Emily WHite, the new 21-year-old intern on NPR’s All Songs Considered says she has a huge song library despite only having purchased 15 CD’s in her life. She explains:
As I’ve grown up, I’ve come to realize the gravity of what file-sharing means to the musicians I love. I can’t support them with concert tickets and T-shirts alone. But I honestly don’t think my peers and I will ever pay for albums. I do think we will pay for convenience.
What I want is one massive Spotify-like catalog of music that will sync to my phone and various home entertainment devices. With this new universal database, everyone would have convenient access to everything that has ever been recorded, and performance royalties would be distributed based on play counts (hopefully with more money going back to the artist than the present model). All I require is the ability to listen to what I want, when I want and how I want it. Is that too much to ask?

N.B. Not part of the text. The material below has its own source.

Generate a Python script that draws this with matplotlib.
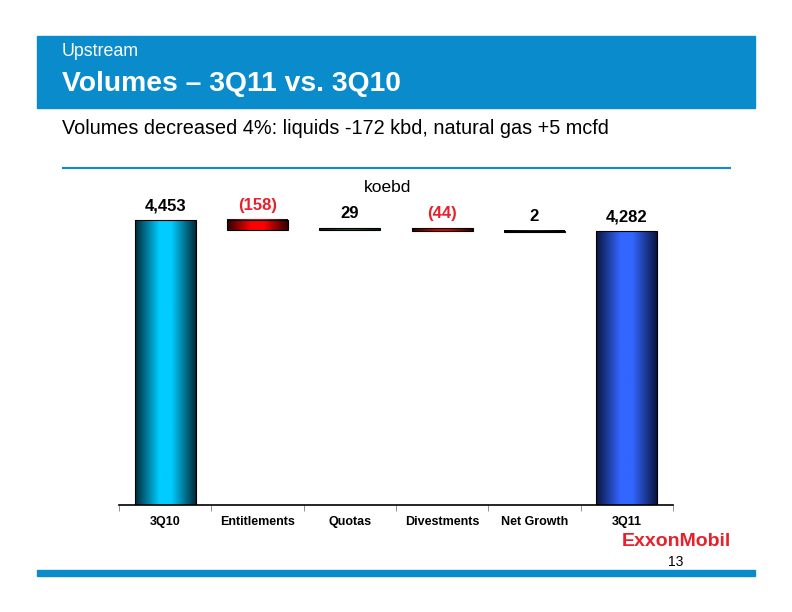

Matt Gemmell has a sober and logical post on piracy and the media industries ineffective and counterproductive ways of combatting it over on his site. It’s from February, but the points raised and ensuing analysis is solid:
The majority of people have a basic desire to be honest – and I mean actually honest, rather than some limited definition based strictly on the law. People will go to reasonable lengths to be honest. It makes us feel good about ourselves, and it confers a certain immunity from legal problems.
But then you fuck us. First you fuck us with exorbitant pricing. Then you fuck us with inconvenience by not making your content universally available when we want it. Then you fuck us by treating every paying customer like a criminal.
Fucked by money, fucked by convenience, and fucked by judgement. We know that you hate us, and you’d better be aware that we absolutely hate you too.
So, since you pushed us too far, we decide to fuck you back, by “stealing” your content. In return, we get a better experience all round than if we’d actually purchased it on your primitive spinning discs or in your Orwellian DRM-encumbered digital formats.
I’m a developer, and I know a lot of other developers. Pretty much everyone I know has purchased some of your DRM-encrusted media, then stripped the DRM so they can consume their media in the way they want to. Pretty much everyone. They don’t see that as a criminal act, and they never will. Similarly, pretty much everyone I know feels that it’s absolutely acceptable to download a digital copy of something they already own on a spinning disc. Both of these common practices indicate that there’s an enormous problem with the “solution” of using DRM.